Trust.

I grew up in an advertising agency. My dad ran the largest independent agency in Houston. His career ended in the Southwest Advertising Hall of Fame. We talked about advertising incessantly. My room had a wall that was covered by the DDB VW ad ‘Lemon.’ The entryway of our home had a Peter Max 7Up billboard. Advertising was dinner conversation. When dad and I would go to Pizza Hut (a client), he’d explain to me why they had PacMan games built into the table. When we’d go to Foley’s (a regional department store and client), he’d tell me to watch how people behave in the store. He’d talk to me about merchandising. He’d tell me about signage (shopper marketing before, well, it was a thing).

Dad would play tennis with several of his clients. One of them was Jack Helfman. Jack owned car dealerships. After the matches they’d talk about traffic count, deals closed, inventory issues, and financing. 

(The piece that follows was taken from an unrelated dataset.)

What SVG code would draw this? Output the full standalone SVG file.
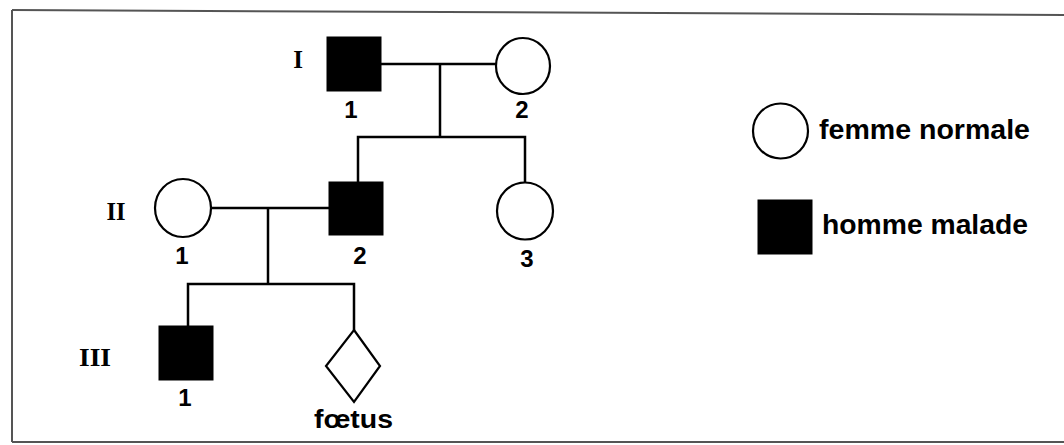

Dad was a runner. On occasion we’d run Memorial Park together. He’d talk to me about the importance of honesty in client relationships. Transparency, just like in a good marriage. The importance of treating business partners as if they were your closest friends.

It was the simplest of lessons. Dad would tell me that when a client’s business was successful, his business would be successful. And vice versa. It takes two, he’d say, both focused on solving the daily challenges each business faced.

It’s been a purposeful path toward my position as CEO at An Agency — working in Los Angeles, working in a multinational, working as a client, settling into the bulk of my career at Kentucky’s largest agency, Doe-Anderson. And experience after experience brought me to the same conclusion: Ad agencies are a dime a dozen. 

Today’s sales story is data and AI and digital nimbleness and of course the long-stated and long-true omni-channel pitch.

And all that is good . . . and it matters . . . and I understand that those are often the boxes clients are checking off with their agency partner.

But I think we have a better box. 

And the foundation of that box is trust. Because when I go to sleep at night, I’m replaying my dad’s words: “Build your business by building their business. Think less about you and more about them. Don’t promise creativity that’s unfathomable to others. Focus on creating opportunities for your clients. Care more about them than you care about yourself.”   

So that’s my space at An Agency. And that’s my promise to you. We’ll care more about you. We’ll focus on you. We’ll eat, sleep, and breathe your mission — until we’ve so internalized it, it’s almost become our own.  

What are you talking about around the dinner table?